WHAT WOULD HAVE BEEN
I have a bunch of fabulous pug prints from Tascha. I haven't framed them yet because I don't know where I want them to go. When I see them in my head I actually see them in a different house. Not here, not Dixon House but in a house we had looked at a very long time ago on Florida Avenue in Mt. Lebanon... it had a cute little nook with benches and a table and there was one wall that I see these pictures on. I don't have that house so I know they have to go somewhere else but I still "see" them there for some odd reason.
Today would have been our 17th wedding anniversary. I'm not sure when you stop counting the would have beens. I'm ok with it - I'm a numbers girl... I do the RoseBud would have been and babies would have been and my mom would have been... Why not?
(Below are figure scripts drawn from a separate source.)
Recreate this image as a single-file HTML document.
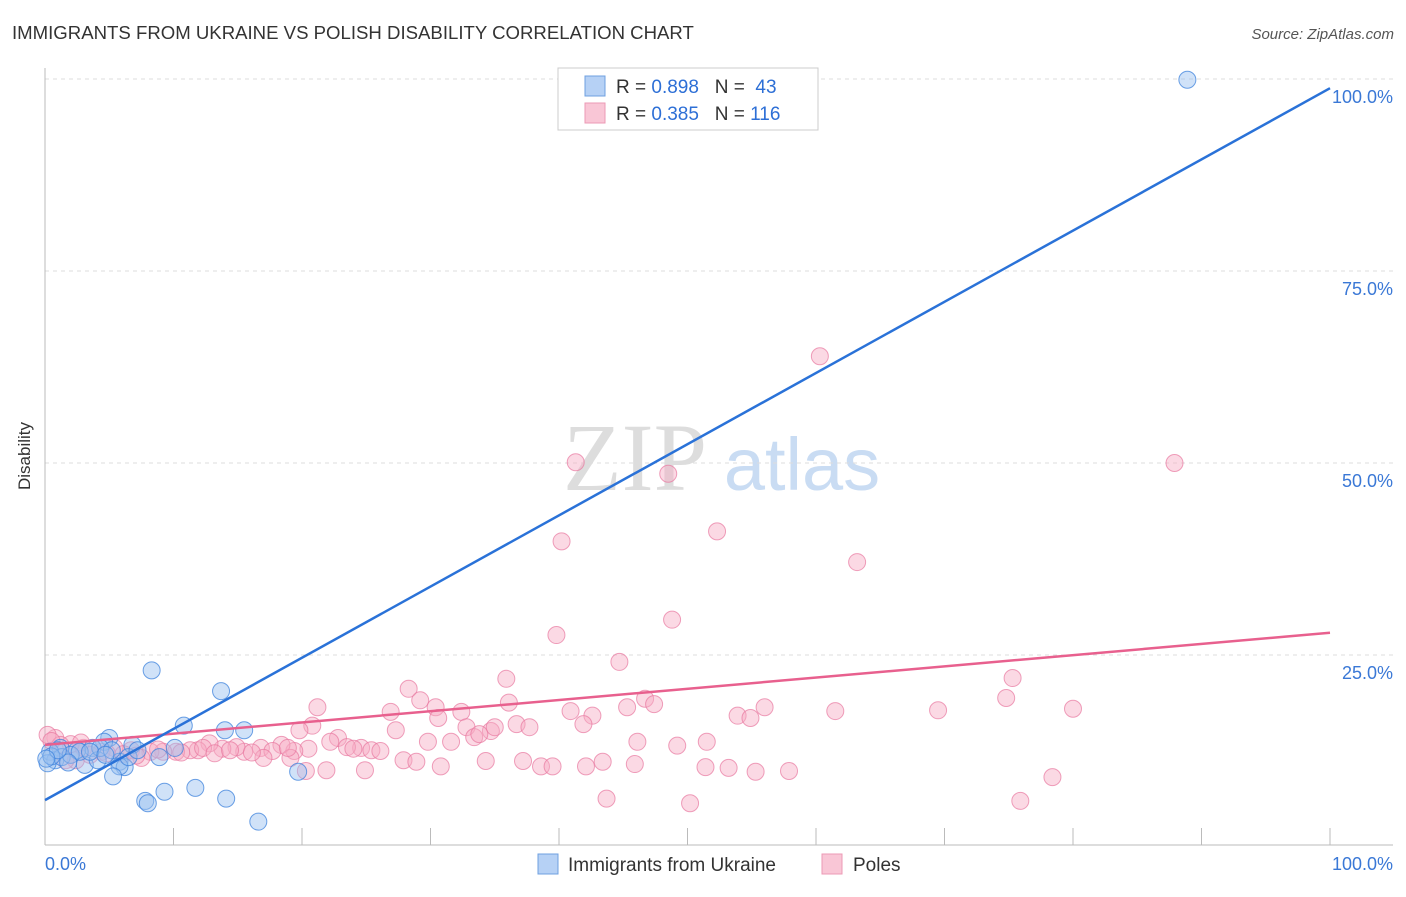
<!DOCTYPE html>
<html><head><meta charset="utf-8"><style>
body{margin:0;background:#fff;font-family:"Liberation Sans",sans-serif;}
</style></head><body>
<svg width="1406" height="892" xmlns="http://www.w3.org/2000/svg" font-family="Liberation Sans, sans-serif">
<text x="12" y="39" font-size="18.6" fill="#333">IMMIGRANTS FROM UKRAINE VS POLISH DISABILITY CORRELATION CHART</text>
<text x="1394" y="39" font-size="15" fill="#555" text-anchor="end" font-style="italic">Source: ZipAtlas.com</text>
<text x="30" y="456" font-size="17" fill="#333" text-anchor="middle" transform="rotate(-90 30 456)">Disability</text>
<g>
<text x="635" y="490" font-size="96" fill="#ddd" text-anchor="middle" font-family="Liberation Serif, serif">ZIP</text>
<text x="802" y="490" font-size="74" fill="#c9dcf3" text-anchor="middle">atlas</text>
</g>
<g id="grid"></g>
<g id="axes"></g>
<g id="marks"></g>
<g>
<rect x="558" y="68" width="260" height="62" fill="#fff" stroke="#ccc"/>
<rect x="585" y="76" width="20" height="20" fill="#b6d1f5" stroke="#6fa0e0"/>
<rect x="585" y="103" width="20" height="20" fill="#f9c6d6" stroke="#ec9ab5"/>
<text x="616" y="93" font-size="19" fill="#333" xml:space="preserve">R = <tspan fill="#2d6fd6">0.898</tspan>   N =  <tspan fill="#2d6fd6">43</tspan></text>
<text x="616" y="120" font-size="19" fill="#333" xml:space="preserve">R = <tspan fill="#2d6fd6">0.385</tspan>   N = <tspan fill="#2d6fd6">116</tspan></text>
</g>
<g>
<rect x="538" y="854" width="20" height="20" fill="#b6d1f5" stroke="#6fa0e0"/>
<text x="568" y="871" font-size="19" fill="#333">Immigrants from Ukraine</text>
<rect x="822" y="854" width="20" height="20" fill="#f9c6d6" stroke="#ec9ab5"/>
<text x="853" y="871" font-size="19" fill="#333">Poles</text>
</g>
</svg>
<script>
const yTicks=[25,50,75,100];
const yTickLabels=["25.0%","50.0%","75.0%","100.0%"];
const xLabels=["0.0%","100.0%"];
const blueX=[88.9,8.3,13.7,10.8,14,15.5,5,4.6,6.8,3.7,2.5,1.2,0.4,0.8,0.2,1.3,3.1,4.1,5.8,6.2,5.8,5.3,6.5,8.9,10.1,7.2,19.7,7.8,8,9.3,11.7,14.1,16.6,2,2.7,4.3,5.2,0.5,1.8,1,3.5,4.7,0.1];
const blueY=[99.9,23,20.3,15.8,15.2,15.2,14.2,13.7,13.3,12.9,12.6,12.9,12.4,11.3,10.9,11.7,10.7,11.3,11.1,10.4,10.5,9.2,11.7,11.7,12.9,12.6,9.8,6,5.7,7.2,7.7,6.3,3.3,12,12.4,12.9,12.6,11.8,11,12.6,12.4,12,11.5];
const pinkX=[60.3,41.3,87.9,48.5,52.3,40.2,63.2,39.8,48.8,44.7,35.9,28.3,75.3,74.8,21.2,29.2,30.4,32.4,26.9,36.1,40.9,42.6,45.3,46.7,47.4,56,53.9,54.9,61.5,69.5,80,20.8,27.3,30.6,32.8,34.7,36.7,37.7,41.9,35,19.8,22.8,22.2,33.4,33.8,51.5,49.2,46.1,31.6,29.8,24.6,23.5,25.4,26.1,24,20.5,19.4,18.4,16.8,17.7,15.5,14.9,13.8,12.8,11.9,11.3,10.2,9.2,8.2,6.7,5.4,4.4,3,2,0.8,0.2,1.2,2.4,3.5,7.5,17,19.1,20.3,21.9,24.9,27.9,28.9,30.8,34.3,37.2,38.6,39.5,42.1,43.4,45.9,51.4,53.2,55.3,57.9,78.4,43.7,50.2,75.9,1.6,0.5,2.8,4.8,6.1,8.8,10.6,12.3,13.2,14.4,16.1,18.9,7.1];
const pinkY=[63.9,50.1,50,48.6,41.1,39.8,37.1,27.6,29.6,24.1,21.9,20.6,22,19.4,18.2,19.1,18.2,17.6,17.6,18.8,17.7,17.1,18.2,19.3,18.6,18.2,17.1,16.8,17.7,17.8,18,15.8,15.2,16.8,15.6,15.1,16,15.6,16,15.6,15.2,14.2,13.7,14.3,14.7,13.7,13.2,13.7,13.7,13.7,12.9,13,12.6,12.5,12.8,12.8,12.5,13.3,12.9,12.5,12.4,13,12.8,13.5,12.6,12.6,12.4,12.4,12.4,12.6,12.9,12.4,12.9,13.4,14.2,14.6,13.3,11.3,12,11.6,11.6,11.6,9.9,10,10,11.3,11.1,10.5,11.2,11.2,10.5,10.5,10.5,11.1,10.8,10.4,10.3,9.8,9.9,9.1,6.3,5.7,6,11.3,13.8,13.6,12.2,12.1,12.7,12.3,12.9,12.2,12.6,12.3,12.9,11.9];
const blueLine=[6.1,98.8];
const pinkLine=[13.3,27.9];
const NS="http://www.w3.org/2000/svg";
const X0=45,X1=1330,Y0=847,Y1=79;
function sx(v){return X0+(X1-X0)*v/100;}
function sy(v){return Y0-(Y0-Y1)*v/100;}
function mk(tag,a,parent){const e=document.createElementNS(NS,tag);for(const k in a)e.setAttribute(k,a[k]);parent.appendChild(e);return e;}
const grid=document.getElementById('grid'),axes=document.getElementById('axes'),marks=document.getElementById('marks');
yTicks.forEach((t,i)=>{
  const l=mk('line',{x1:45,x2:1393,y1:sy(t),y2:sy(t),stroke:'#ddd','stroke-dasharray':'4,4'},grid);
  
  
  const tx=mk('text',{x:1393,y:sy(t)+24,'font-size':18,fill:'#3a78d6','text-anchor':'end'},axes);
  tx.textContent=yTickLabels[i];
  
  
});
let a=mk('line',{x1:45,x2:45,y1:68,y2:845,stroke:'#bbb'},axes);


a=mk('line',{x1:45,x2:1393,y1:845,y2:845,stroke:'#bbb'},axes);


for(let k=1;k<=10;k++){
  const t=mk('line',{x1:45+128.5*k,x2:45+128.5*k,y1:828,y2:845,stroke:'#bbb'},axes);
  
  
}
[[45,'start',0],[1393,'end',1]].forEach(([x,an,i])=>{
  const tx=mk('text',{x:x,y:870,'font-size':18,fill:'#3a78d6','text-anchor':an},axes);
  tx.textContent=xLabels[i];
  
  
});
pinkX.forEach((x,i)=>{
  const c=mk('circle',{cx:sx(x),cy:sy(pinkY[i]),r:8.5,fill:'rgba(246,170,196,0.45)',stroke:'rgba(232,120,160,0.7)','stroke-width':1},marks);
  
  
});
blueX.forEach((x,i)=>{
  const c=mk('circle',{cx:sx(x),cy:sy(blueY[i]),r:8.5,fill:'rgba(150,190,240,0.45)',stroke:'rgba(60,130,220,0.75)','stroke-width':1},marks);
  
  
});
let ln=mk('line',{x1:sx(0),y1:sy(pinkLine[0]),x2:sx(100),y2:sy(pinkLine[1]),stroke:'#e8608e','stroke-width':2.5},marks);


ln=mk('line',{x1:sx(0),y1:sy(blueLine[0]),x2:sx(100),y2:sy(blueLine[1]),stroke:'#2a72d8','stroke-width':2.5},marks);


</script>
</body></html>
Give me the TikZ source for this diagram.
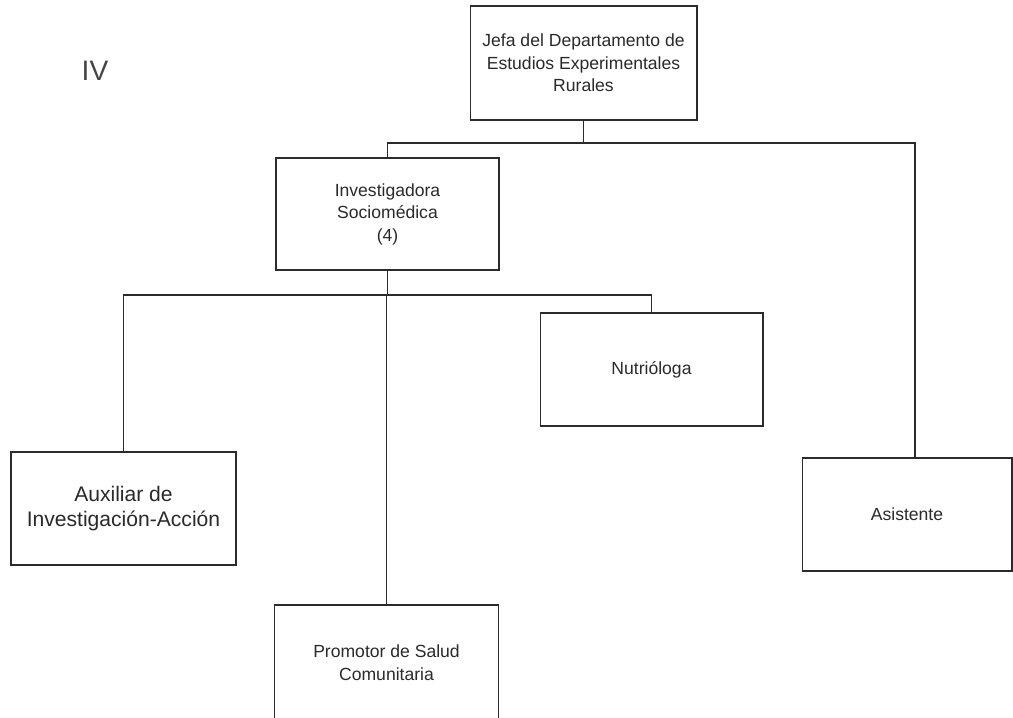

I mean if they were that important to you - why would you just brush them aside?
I was never that girl that dreamed about my wedding when I was younger though I think we planned and had a very good one... I guess I should be happy for what I had or thought I had for so many years because I truly had very little complaints - even up until the end.
I have this other print in the same bin of pug prints. Not Tashca - it's from Danita. Everything is perfect about it... the colors and the odd little big eyed subjects and the hands stretched out to "home." It's a bittersweet feeling when I see it because I love it so much yet when I see it I just see what would have been... and I still don't know where to put it.